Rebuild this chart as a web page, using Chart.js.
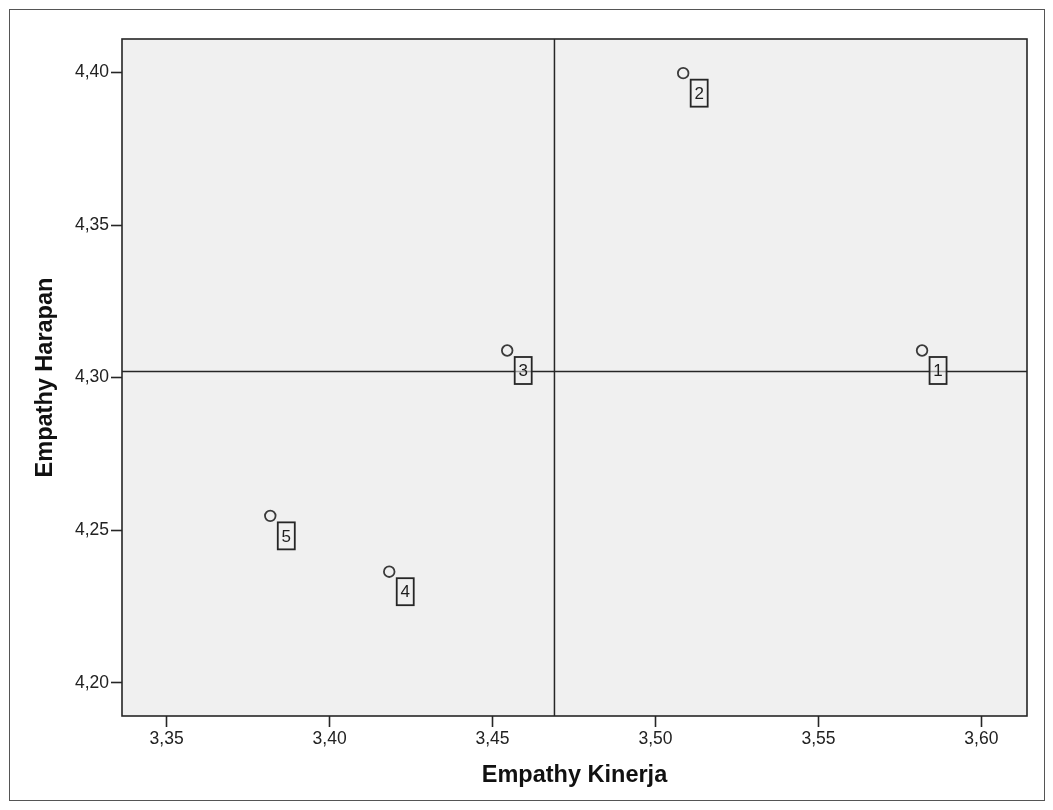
<!DOCTYPE html>
<html>
<head>
<meta charset="utf-8">
<script src="https://cdn.jsdelivr.net/npm/chart.js@4.4.1/dist/chart.umd.min.js"></script>
<style>
  body { margin: 0; background: #fff; }
  #wrap { width: 1053px; height: 810px; }
</style>
</head>
<body>
<div id="wrap"><canvas id="myChart" width="1053" height="810"></canvas></div>
<script>
// data
var pointLabels = ['1', '2', '3', '4', '5'];
var kinerja = [3.5818, 3.5085, 3.4545, 3.4183, 3.3818];
var harapan = [4.3089, 4.3998, 4.3089, 4.2364, 4.2547];
var xTicks = [3.35, 3.40, 3.45, 3.50, 3.55, 3.60];
var yTicks = [4.20, 4.25, 4.30, 4.35, 4.40];
var refX = 3.469;   // vertical reference line
var refY = 4.302;   // horizontal reference line
var xMin = 3.3363, xMax = 3.6140;
var yMin = 4.1891, yMax = 4.4110;

var FONT = "'Liberation Sans', Arial, sans-serif";
var INK = '#262626';

function fmt(v) {
    return v.toFixed(2).replace('.', ',');
}

var points = kinerja.map(function (x, i) { return { x: x, y: harapan[i] }; });

// plot background, plot frame, outer frame
var framePlugin = {
    id: 'frames',
    beforeDraw: function (chart) {
        var c = chart.ctx, a = chart.chartArea;
        c.save();
        c.fillStyle = '#fff';
        c.fillRect(0, 0, chart.width, chart.height);
        c.strokeStyle = '#555';
        c.lineWidth = 1;
        c.strokeRect(9.5, 9.5, 1035, 791);
        c.fillStyle = '#f0f0f0';
        c.fillRect(a.left, a.top, a.right - a.left, a.bottom - a.top);
        c.restore();
    },
    afterDraw: function (chart) {
        var c = chart.ctx, a = chart.chartArea;
        c.save();
        c.strokeStyle = INK;
        c.lineWidth = 1.6;
        c.strokeRect(a.left, a.top, a.right - a.left, a.bottom - a.top);
        c.restore();
    }
};

// boxed case numbers next to each point
var boxPlugin = {
    id: 'caseBoxes',
    afterDatasetsDraw: function (chart) {
        var meta = chart.getDatasetMeta(2);
        var c = chart.ctx;
        c.save();
        c.font = '17px ' + FONT;
        c.textAlign = 'center';
        c.textBaseline = 'middle';
        meta.data.forEach(function (pt, i) {
            var bx = pt.x + 7.5, by = pt.y + 6.5, bw = 17, bh = 27;
            c.fillStyle = 'rgba(240,240,240,0.6)';
            c.fillRect(bx, by, bw, bh);
            c.strokeStyle = INK;
            c.lineWidth = 1.8;
            c.strokeRect(bx, by, bw, bh);
            c.fillStyle = '#1e1e1e';
            c.fillText(pointLabels[i], bx + bw / 2, by + bh / 2 + 1);
        });
        c.restore();
    }
};

var ctx = document.getElementById('myChart').getContext('2d');
var myChart = new Chart(ctx, {
    type: 'scatter',
    data: {
        datasets: [{
            type: 'line',
            data: [{ x: refX, y: yMin }, { x: refX, y: yMax }],
            borderColor: INK,
            borderWidth: 1.5,
            pointRadius: 0,
            fill: false
        }, {
            type: 'line',
            data: [{ x: xMin, y: refY }, { x: xMax, y: refY }],
            borderColor: INK,
            borderWidth: 1.5,
            pointRadius: 0,
            fill: false
        }, {
            data: points,
            pointRadius: 5.3,
            pointBorderWidth: 1.8,
            pointBorderColor: '#3a3a3a',
            pointBackgroundColor: 'rgba(0,0,0,0)'
        }]
    },
    options: {
        responsive: false,
        animation: false,
        layout: { padding: { left: 0, top: 39, right: 26, bottom: 0 } },
        plugins: {
            legend: { display: false },
            tooltip: { enabled: false }
        },
        scales: {
            x: {
                type: 'linear',
                min: xMin,
                max: xMax,
                afterBuildTicks: function (scale) {
                    scale.ticks = xTicks.map(function (v) { return { value: v }; });
                },
                afterFit: function (scale) { scale.height = 94; },
                grid: { drawOnChartArea: false, tickLength: 11, tickColor: INK, tickWidth: 1.6 },
                border: { display: false },
                ticks: {
                    padding: 2,
                    color: '#222',
                    font: { family: FONT, size: 17.5 },
                    callback: function (v) { return fmt(v); }
                },
                title: {
                    display: true,
                    text: 'Empathy Kinerja',
                    color: '#111',
                    font: { family: FONT, size: 23.5, weight: 'bold' },
                    padding: { top: 0, bottom: 20 }
                }
            },
            y: {
                type: 'linear',
                min: yMin,
                max: yMax,
                afterBuildTicks: function (scale) {
                    scale.ticks = yTicks.map(function (v) { return { value: v }; });
                },
                afterFit: function (scale) { scale.width = 122; },
                grid: { drawOnChartArea: false, tickLength: 11, tickColor: INK, tickWidth: 1.6 },
                border: { display: false },
                ticks: {
                    padding: 2,
                    color: '#222',
                    font: { family: FONT, size: 17.5 },
                    callback: function (v) { return fmt(v); }
                },
                title: {
                    display: true,
                    text: 'Empathy Harapan',
                    color: '#111',
                    font: { family: FONT, size: 23.5, weight: 'bold' },
                    padding: { top: 31, bottom: 0 }
                }
            }
        }
    },
    plugins: [framePlugin, boxPlugin]
});
</script>
</body>
</html>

§

# [Task]
Only the lines from the top of the data through the line with "var yMin = 4.1891, yMax = 4.4110;" should be quoted, exactly and with both ends kept; skip the pictures.

# [Problem solution]
Rebuild this chart as a web page, using Chart.js.
<!DOCTYPE html>
<html>
<head>
<meta charset="utf-8">
<script src="https://cdn.jsdelivr.net/npm/chart.js@4.4.1/dist/chart.umd.min.js"></script>
<style>
  body { margin: 0; background: #fff; }
  #wrap { width: 1053px; height: 810px; }
</style>
</head>
<body>
<div id="wrap"><canvas id="myChart" width="1053" height="810"></canvas></div>
<script>
// data
var pointLabels = ['1', '2', '3', '4', '5'];
var kinerja = [3.5818, 3.5085, 3.4545, 3.4183, 3.3818];
var harapan = [4.3089, 4.3998, 4.3089, 4.2364, 4.2547];
var xTicks = [3.35, 3.40, 3.45, 3.50, 3.55, 3.60];
var yTicks = [4.20, 4.25, 4.30, 4.35, 4.40];
var refX = 3.469;   // vertical reference line
var refY = 4.302;   // horizontal reference line
var xMin = 3.3363, xMax = 3.6140;
var yMin = 4.1891, yMax = 4.4110;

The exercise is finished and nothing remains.